A timeline of disputes
1950: On Jan. 23, Union Government recognises Mysore Palace as the private property of the last Maharaja, Sri HH Jayachamaraja Wadiyar. The distinction between private properties and State properties were clearly maintained from 1881. The Maharaja gave many properties to the State. These are clearly described in the Government Order dated 6-2-1951.
1971: The 26th Amendment to the Constitution abolishes the privileges and privy purses of erstwhile rulers. However, the Government clarifies that the amendment does not affect ownership rights over private properties.
1974: HH Jayachamaraja Wadiyar passes away. Within 4 days, State takes over all the Temples of the Royal Family including those inside Mysore Palace, on Ramanuja Road, Chamundi Hill and Brindavan in Kolkata.
1975: State forms Trust to look after Mysore Palace where 7 members of Royal Family were trustees along with 4 State officials. State fails to get Central clearance for the transfer of property to the Trust in view of tax dues like Estate Duty and Wealth Tax. During Emergency, State manages to coerce Srikantadatta Narasimharaja (SDNR) Wadiyar, son of HH Jayachamaraja Wadiyar, to hand over possession of the Mysore Palace and winds up the Trust.
1976: The Urban Land Ceiling and Regulation Act is passed, restricting urban properties, including those of the Royal Family.
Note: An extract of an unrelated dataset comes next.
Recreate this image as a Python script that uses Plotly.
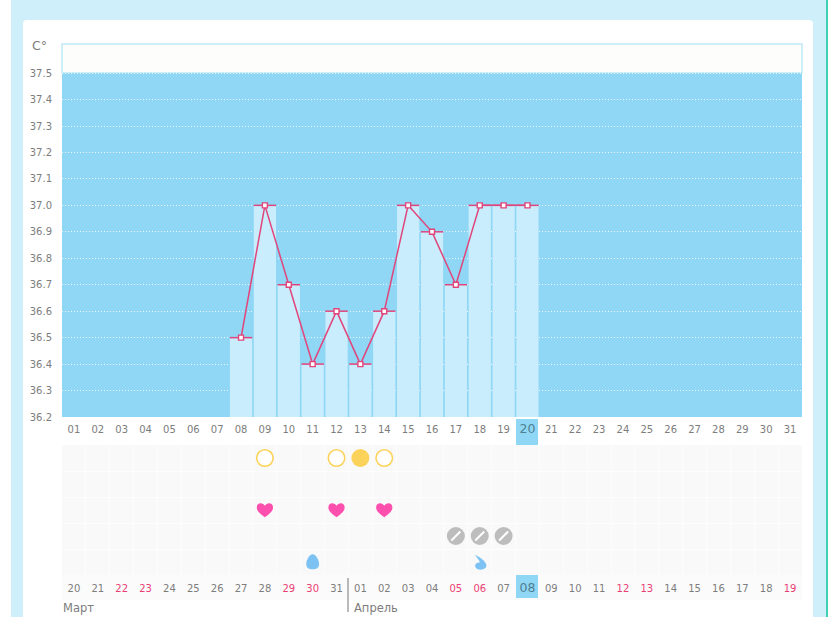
import plotly.graph_objects as go

W = 828
H = 617

# x axis of the chart: days of the cycle
days = list(range(1, 32))
top_labels = [f'{d:02d}' for d in days]
bottom_labels = ['20', '21', '22', '23', '24', '25', '26', '27', '28', '29', '30', '31',
                 '01', '02', '03', '04', '05', '06', '07', '08', '09', '10', '11', '12',
                 '13', '14', '15', '16', '17', '18', '19']
red_positions = [3, 4, 10, 11, 17, 18, 24, 25, 31]

# temperature
temp_days = [8, 9, 10, 11, 12, 13, 14, 15, 16, 17, 18, 19, 20]
temps = [36.5, 37.0, 36.7, 36.4, 36.6, 36.4, 36.6, 37.0, 36.9, 36.7, 37.0, 37.0, 37.0]
temp_ticks = [36.2, 36.3, 36.4, 36.5, 36.6, 36.7, 36.8, 36.9, 37.0, 37.1, 37.2, 37.3, 37.4, 37.5]

# symbol rows, row 5 is the top one
ring_days = [9, 12, 14]
sun_days = [13]
heart_days = [9, 12, 14]
pill_days = [17, 18, 19]
drop_days = [11]
tail_days = [18]
today = 20
today_label = '08'

BLUE = '#8fd7f5'
PALE = '#cfeffb'
BAR = '#c9edfd'
PINK = '#e0457b'
GREY = '#7d7d7d'
RED = '#ea3f74'
GOLD = '#fbd35a'
FONT = 'DejaVu Sans'


def px_x(x):
    return x / W


def px_y(y):
    return 1 - y / H


def page_rect(x0, y0, x1, y1, color, line=None):
    return dict(type='rect', xref='paper', yref='paper', layer='below',
                x0=px_x(x0), x1=px_x(x1), y0=px_y(y1), y1=px_y(y0),
                fillcolor=color, line=dict(width=1 if line else 0, color=line or color))


fig = go.Figure()

fig.add_trace(go.Bar(x=temp_days, y=[t - 36.2 for t in temps], base=36.2, width=0.93,
                     marker=dict(color=BAR, line_width=0), hoverinfo='skip'))
fig.add_trace(go.Scatter(x=temp_days, y=temps, mode='lines+markers',
                         line=dict(color=PINK, width=1.5),
                         marker=dict(symbol='square', size=5, color='white',
                                     line=dict(color=PINK, width=1.4)),
                         error_x=dict(type='constant', value=0.47, thickness=1.5, width=0, color=PINK)))

# symbols
fig.add_trace(go.Scatter(x=ring_days, y=[5] * len(ring_days), mode='markers', xaxis='x2', yaxis='y2',
                         marker=dict(symbol='circle', size=16.5, color='white', line=dict(color=GOLD, width=1.6))))
fig.add_trace(go.Scatter(x=sun_days, y=[5] * len(sun_days), mode='markers', xaxis='x2', yaxis='y2',
                         marker=dict(symbol='circle', size=18, color=GOLD, line_width=0)))
fig.add_trace(go.Scatter(x=pill_days, y=[2] * len(pill_days), mode='markers', xaxis='x2', yaxis='y2',
                         marker=dict(symbol='circle', size=18, color='#bdbdbd', line_width=0)))
fig.add_trace(go.Scatter(x=pill_days, y=[2] * len(pill_days), mode='markers', xaxis='x2', yaxis='y2',
                         marker=dict(symbol='line-ne', size=9, line=dict(color='white', width=2))))

shapes = [
    page_rect(0, 0, W, H, 'white'),
    page_rect(11, 0, 826, H, PALE),
    page_rect(826, 0, W, H, '#3ecfb4'),
    dict(type='path', xref='paper', yref='paper', layer='below', fillcolor='white', line_width=0,
         path=f'M {px_x(23)} {px_y(H)} L {px_x(23)} {px_y(24)} Q {px_x(23)} {px_y(20)} {px_x(27)} {px_y(20)} '
              f'L {px_x(809)} {px_y(20)} Q {px_x(813)} {px_y(20)} {px_x(813)} {px_y(24)} L {px_x(813)} {px_y(H)} Z'),
    page_rect(62, 575, 802, 600, '#fbfbfb'),
    page_rect(516, 419, 538, 445, BLUE),
    page_rect(516, 575, 538, 598, BLUE),
    dict(type='rect', xref='x2', yref='y2', layer='below', x0=0.5, x1=31.5, y0=0.5, y1=5.5,
         fillcolor='#f9f9f9', line_width=0),
    dict(type='rect', xref='x', yref='y', layer='below', x0=0.5, x1=31.5, y0=36.2, y1=37.5,
         fillcolor=BLUE, line_width=0),
    dict(type='rect', xref='paper', yref='paper', layer='below', x0=px_x(62), x1=px_x(802),
         y0=px_y(73), y1=px_y(44), fillcolor='#fdfefb', line=dict(color='#bfe9f8', width=1.5)),
    dict(type='line', xref='paper', yref='paper', x0=px_x(348), x1=px_x(348), y0=px_y(612), y1=px_y(578),
         line=dict(color='#777777', width=1)),
]

# hearts and drops are small paths around their day and row
for d in heart_days:
    shapes.append(dict(type='path', xref='x2', yref='y2', fillcolor='#fd4fae', line_width=0,
                       path=f'M {d} 2.72 C {d - 0.15} 2.84 {d - 0.34} 2.92 {d - 0.34} 3.1 '
                            f'C {d - 0.34} 3.3 {d - 0.08} 3.3 {d} 3.16 '
                            f'C {d + 0.08} 3.3 {d + 0.34} 3.3 {d + 0.34} 3.1 '
                            f'C {d + 0.34} 2.92 {d + 0.15} 2.84 {d} 2.72 Z'))
for d in drop_days:
    shapes.append(dict(type='path', xref='x2', yref='y2', fillcolor='#7cc2f2', line_width=0,
                       path=f'M {d} 1.3 C {d + 0.15} 1.3 {d + 0.27} 1.05 {d + 0.27} 0.93 '
                            f'C {d + 0.27} 0.75 {d + 0.15} 0.72 {d} 0.72 '
                            f'C {d - 0.15} 0.72 {d - 0.27} 0.75 {d - 0.27} 0.93 '
                            f'C {d - 0.27} 1.05 {d - 0.15} 1.3 {d} 1.3 Z'))
for d in tail_days:
    shapes.append(dict(type='path', xref='x2', yref='y2', fillcolor='#7cc2f2', line_width=0,
                       path=f'M {d - 0.2} 1.28 C {d - 0.05} 1.22 {d + 0.25} 1.05 {d + 0.28} 0.88 '
                            f'C {d + 0.28} 0.7 {d + 0.05} 0.68 {d - 0.08} 0.72 '
                            f'C {d - 0.25} 0.78 {d - 0.22} 0.98 {d - 0.02} 0.98 '
                            f'C {d + 0.05} 1.0 {d - 0.08} 1.12 {d - 0.2} 1.28 Z'))

top_text = [f'<span style="font-size:12.5px;color:#4f7f92">{t}</span>' if d == today else t
            for d, t in zip(days, top_labels)]
bottom_text = []
for d, t in zip(days, bottom_labels):
    if t == today_label:
        bottom_text.append(f'<span style="font-size:12.5px;color:#4f7f92">{t}</span>')
    elif d in red_positions:
        bottom_text.append(f'<span style="color:{RED}">{t}</span>')
    else:
        bottom_text.append(t)

half_days = [d - 0.5 for d in days] + [31.5]

fig.update_layout(
    width=W, height=H, margin=dict(l=0, r=0, t=0, b=0), showlegend=False,
    paper_bgcolor='white', plot_bgcolor='#fdfefb',
    font=dict(family=FONT, size=10, color=GREY), barmode='overlay',
    shapes=shapes,
    xaxis=dict(domain=[px_x(62), px_x(802)], anchor='y', range=[0.5, 31.5], tickmode='array',
               tickvals=days, ticktext=top_text, showgrid=False, zeroline=False, ticks='', showline=False,
               fixedrange=True, tickangle=0, automargin=False, ticklabelstandoff=5),
    yaxis=dict(domain=[px_y(417), px_y(44)], anchor='x', range=[36.2, 37.61], tickmode='array',
               tickvals=temp_ticks, tickformat='.1f', showgrid=True,
               gridcolor='rgba(255,255,255,0.8)', griddash='1px,2px', gridwidth=1,
               zeroline=False, ticks='', showline=False, fixedrange=True, automargin=False,
               ticklabelstandoff=9),
    xaxis2=dict(domain=[px_x(62), px_x(802)], anchor='y2', range=[0.5, 31.5], tickmode='array',
                tickvals=days, ticktext=bottom_text, showgrid=False, zeroline=False, ticks='',
                fixedrange=True, tickangle=0, automargin=False, ticklabelstandoff=6,
                minor=dict(tickmode='array', tickvals=half_days, showgrid=True, gridcolor='#fdfdfd', gridwidth=1)),
    yaxis2=dict(domain=[px_y(575), px_y(445)], anchor='x2', range=[0.5, 5.5], showticklabels=False,
                showgrid=False, zeroline=False, ticks='', fixedrange=True, automargin=False,
                minor=dict(tickmode='array', tickvals=[0.5, 1.5, 2.5, 3.5, 4.5, 5.5],
                           showgrid=True, gridcolor='#fdfdfd', gridwidth=1)),
)

fig.add_annotation(xref='paper', yref='paper', x=px_x(39), y=px_y(46), text='C°', showarrow=False,
                   xanchor='center', yanchor='middle', font=dict(family=FONT, size=12.5, color=GREY))
fig.add_annotation(xref='paper', yref='paper', x=px_x(61), y=px_y(608), text='Март', showarrow=False,
                   xanchor='left', yanchor='middle', font=dict(family=FONT, size=11.5, color=GREY))
fig.add_annotation(xref='paper', yref='paper', x=px_x(352), y=px_y(608), text='Апрель', showarrow=False,
                   xanchor='left', yanchor='middle', font=dict(family=FONT, size=11.5, color=GREY))

fig.write_html("out.html", config=dict(displayModeBar=False),
               post_script="document.body.style.margin='0';document.body.style.overflow='hidden';")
1988: SDNR Wadiyar moves the High Court to reclaim the portion of Mysore Palace.
1996: The Karnataka Government passes special legislation — Bangalore Palace Acquisition Act, 1996 — to acquire Bangalore Palace.
1997: The High Court directs the State to return the Palace to the Royal Family. Karnataka files a Special Leave Petition in the Supreme Court, but it is dismissed, directing the Palace be handed over to the Wadiyars.
1998: Karnataka passes the Mysore Palace Acquisition Act.
2013: On Dec. 10, Srikantadatta Narasimharaja Wadiyar passes away.
NOW: Pramoda Devi Wadiyar, wife of the SDNR Wadiyar, along with daughters of late Maharaja or their legal representatives continue the decades long legal battle to reclaim their legitimate properties.